Neben all den materiellen Aspekten von Luxus ist eines sicher: Heute ist nichts so sehr Luxus wie die Entschleunigung des Alltags, etwas Ruhe und Gelassenheit.

#4/2006 „bus“: Blau

Editorial: Stell dir vor, es ist Winter und keiner merkt es. Als verantwortungsbewusste Menschen interessiert uns natürlich der Klimawandel, auch wenn wir seine warmen Auswirkungen eher genießen als beklagen. Dennoch können wir nicht die Augen davor verschließen, dass es ihn gibt – Wissenschaftler allerorten geben es inzwischen zu. Wenn auch meist nur zögerlich.

Was der Klimawandel mit „bus” und dem Thema „Blau” zu tun hat? Dieser Gedanke ist uns unterwegs abhanden gekommen. Dennoch ist es ein tolles Thema, das uns jedoch nicht dazu verleiten sollte, die Augen vor den wirklichen Problemen der Welt zu verschließen. Außerdem sind auch Blauwale vom Klimawandel betroffen. Und Blaumeisen auch, wenn sie ein immer milderer Winter nicht mehr zwingt, alljährlich in unseren Futterhäuschen um Asyl zu bitten.

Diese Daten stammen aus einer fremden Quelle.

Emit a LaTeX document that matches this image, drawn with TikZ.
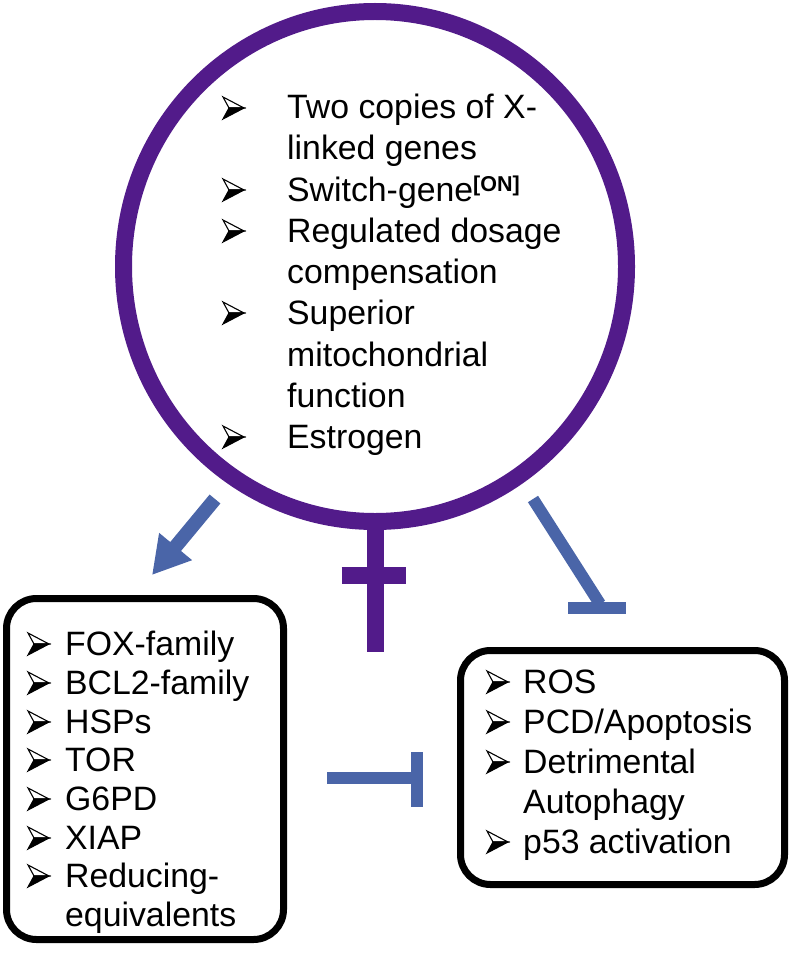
\documentclass[tikz,border=0pt]{standalone}
\usepackage{fontspec}
\setmainfont{Liberation Sans}
\usetikzlibrary{arrows.meta}
\definecolor{ringpurple}{RGB}{82,27,138}
\definecolor{arrowblue}{RGB}{74,101,168}
\tikzset{
  txt/.style={anchor=base west, inner sep=0pt, font=\fontsize{33.8}{40}\selectfont},
  box/.style={draw=black, line width=7pt, rounded corners=30pt, inner sep=0pt},
  blueline/.style={draw=arrowblue, line width=13pt},
  bulletglyph/.pic={
    \filldraw[fill=white, draw=black, line width=1.1pt, line join=miter] (0,-22) -- (21,-11) -- (6,-11) -- cycle;
    \filldraw[fill=black, draw=black, line width=1.1pt, line join=miter] (0,0) -- (21,-11) -- (6,-11) -- cycle;
  }
}
\begin{document}
\begin{tikzpicture}[x=1pt, y=-1pt]
\useasboundingbox (0,0) rectangle (792,960);

% female symbol
\draw[ringpurple, line width=17pt] (375,266.5) ellipse [x radius=251.5, y radius=255];
\coordinate (stemtop) at (375,527);
\coordinate (stembot) at (375,652);
\draw[ringpurple, line width=17pt] (stemtop) -- (stembot);
\coordinate (barl) at (341.7,575.5);
\coordinate (barr) at (405.7,575.5);
\draw[ringpurple, line width=17pt] (barl) -- (barr);

% circle text
\node[txt] (c1) at (287,119) {Two copies of X-};
\node[txt] (c2) at (287,160) {linked genes};
\node[txt] (c3) at (287,201) {Switch-gene\raisebox{10pt}{\fontsize{21.5}{22}\selectfont\bfseries [ON]}};
\node[txt] (c4) at (287,242) {Regulated dosage};
\node[txt] (c5) at (287,283) {compensation};
\node[txt] (c6) at (287,324) {Superior};
\node[txt] (c7) at (287,366) {mitochondrial};
\node[txt] (c8) at (287,407) {function};
\node[txt] (c9) at (287,448) {Estrogen};
\foreach \y in {119,201,242,324,448} \pic at (223,\y) {bulletglyph};

% left box
\node[box, minimum width=277pt, minimum height=341pt] (L) at (145,769) {};
\node[txt] (l1) at (65,655) {FOX-family};
\node[txt] (l2) at (65,694) {BCL2-family};
\node[txt] (l3) at (65,733) {HSPs};
\node[txt] (l4) at (65,771) {TOR};
\node[txt] (l5) at (65,810) {G6PD};
\node[txt] (l6) at (65,849) {XIAP};
\node[txt] (l7) at (65,887) {Reducing-};
\node[txt] (l8) at (65,926) {equivalents};
\foreach \y in {655,694,733,771,810,849,887} \pic at (28,\y) {bulletglyph};

% right box
\node[box, minimum width=324pt, minimum height=234pt] (R) at (622.5,767.5) {};
\node[txt] (r1) at (523,693) {ROS};
\node[txt] (r2) at (523,733) {PCD/Apoptosis};
\node[txt] (r3) at (523,773) {Detrimental};
\node[txt] (r4) at (523,813) {Autophagy};
\node[txt] (r5) at (523,853) {p53 activation};
\foreach \y in {693,733,773,853} \pic at (487,\y) {bulletglyph};

% activation arrow (left)
\coordinate (a1s) at (215,499);
\coordinate (a1e) at (152,575);
\draw[draw=arrowblue, line width=14pt, -{Triangle[length=37pt, width=40pt]}, arrowblue] (a1s) -- (a1e);

% inhibition (right, diagonal)
\coordinate (i1s) at (533,499);
\coordinate (i1e) at (600,604);
\coordinate (i1bl) at (568,607.5);
\coordinate (i1br) at (626,607.5);
\draw[blueline, line width=12pt] (i1s) -- (i1e);
\draw[blueline, line width=12pt] (i1bl) -- (i1br);

% inhibition (horizontal)
\coordinate (i2s) at (327,778);
\coordinate (i2e) at (417,778);
\coordinate (i2bt) at (417,752);
\coordinate (i2bb) at (417,807);
\draw[blueline, line width=12pt] (i2s) -- (i2e);
\draw[blueline, line width=12pt] (i2bt) -- (i2bb);
\end{tikzpicture}
\end{document}
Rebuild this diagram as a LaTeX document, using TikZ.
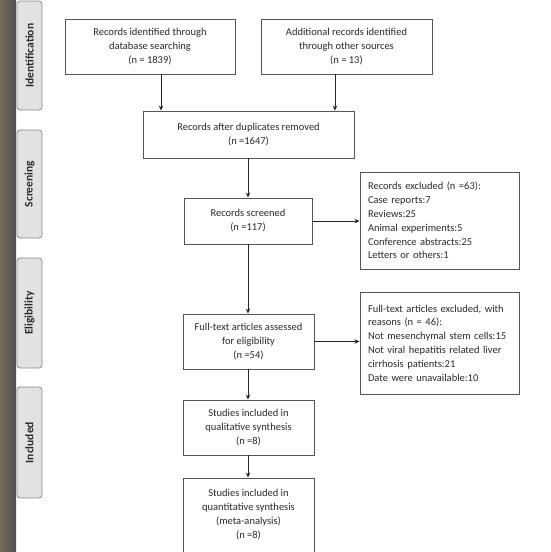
\documentclass[tikz,border=0pt]{standalone}
\usepackage{fontspec}
\setmainfont{Carlito}
\usetikzlibrary{arrows.meta}
\definecolor{txt}{HTML}{2A2A2A}
\definecolor{bord}{HTML}{555555}
\definecolor{tabfill}{HTML}{E2E2E2}
\definecolor{tabbord}{HTML}{8A8A8A}
\begin{document}
\begin{tikzpicture}[x=1pt,y=-1pt,
  box/.style={draw=bord,line width=0.9pt,fill=white,text=txt,align=center,
    font=\fontsize{10.5}{14}\selectfont,inner sep=2pt},
  exbox/.style={draw=bord,line width=0.9pt,fill=white,text=txt,align=left,
    font=\fontsize{10.5}{13.8}\selectfont,inner xsep=8pt,text width=143pt,minimum width=159pt},
  tab/.style={draw=tabbord,fill=tabfill,rounded corners=3pt,line width=0.8pt,
    minimum width=25pt},
  tablabel/.style={rotate=90,text=txt,font=\fontsize{11.5}{12}\selectfont\bfseries},
  arr/.style={draw=black!85,line width=0.9pt,-{Stealth[length=5pt,width=4.5pt]}}]
\useasboundingbox (0,0) rectangle (550,552);
\fill[white] (0,0) rectangle (550,552);
% left strip
\shade[left color={rgb,255:red,120;green,108;blue,92},right color={rgb,255:red,80;green,80;blue,80}] (0,0) rectangle (16,552);
% tabs
\draw[tab] (17,1) rectangle (42,110);
\node[tablabel] (tid) at (29.5,55.5) {Identification};
\draw[tab] (17,130) rectangle (42,238);
\node[tablabel] (tsc) at (29.5,184) {Screening};
\draw[tab] (17,258) rectangle (42,368);
\node[tablabel] (tel) at (29.5,313) {Eligibility};
\draw[tab] (17,387) rectangle (42,498);
\node[tablabel] (tin) at (29.5,442.5) {Included};
% boxes
\node[box,minimum width=170pt,minimum height=55pt] (b1) at (150,46.5)
  {Records identified through\\database searching\\(n = 1839)};
\node[box,minimum width=171pt,minimum height=55pt] (b2) at (346.5,46.5)
  {Additional records identified\\through other sources\\(n = 13)};
\node[box,minimum width=211pt,minimum height=47pt] (b3) at (248.5,134.5)
  {Records after duplicates removed\\(n =1647)};
\node[box,minimum width=128pt,minimum height=46pt] (b4) at (248,221)
  {Records screened\\(n =117)};
\node[exbox,minimum height=97pt] (e1) at (439.5,220.5)
  {Records excluded (n =63):\\Case reports:7\\Reviews:25\\Animal experiments:5\\Conference abstracts:25\\Letters or others:1};
\node[box,minimum width=131pt,minimum height=55pt] (b5) at (248.5,341.5)
  {Full-text articles assessed\\for eligibility\\(n =54)};
\node[exbox,minimum height=102pt] (e2) at (439.5,343)
  {Full-text articles excluded, with\\reasons (n = 46):\\Not mesenchymal stem cells:15\\Not viral hepatitis related liver\\cirrhosis patients:21\\Date were unavailable:10};
\node[box,minimum width=131pt,minimum height=55pt] (b6) at (248.5,427.5)
  {Studies included in\\qualitative synthesis\\(n =8)};
\node[box,minimum width=131pt,minimum height=74pt] (b7) at (248.5,515)
  {Studies included in\\quantitative synthesis\\(meta-analysis)\\(n =8)};
% arrows
\coordinate (c1) at (161,0);
\coordinate (c2) at (335,0);
\draw[arr] (b1.south -| c1) -- (b3.north -| c1);
\draw[arr] (b2.south -| c2) -- (b3.north -| c2);
\draw[arr] (b3.south -| b4) -- (b4.north);
\draw[arr] (b4.south) -- (b5.north -| b4);
\draw[arr] (b5.south -| b4) -- (b6.north -| b4);
\draw[arr] (b6.south -| b4) -- (b7.north -| b4);
\draw[arr] (b4.east) -- (b4.east -| e1.west);
\draw[arr] (b5.east) -- (b5.east -| e2.west);
\end{tikzpicture}
\end{document}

Wir befürchten sowieso, dass Futterhäuschenbasteln eine aussterbende Freizeitbeschäftigung ist und bedauern unsere Nachfahren, denen der Sinn dieser nützlichen Zeitverbringungsmöglichkeit kaum einsichtig sein dürfte. Aber vielleicht ist ja alles nicht ganz so schlimm, oder sind wir vielleicht doch etwas zu blauäuig?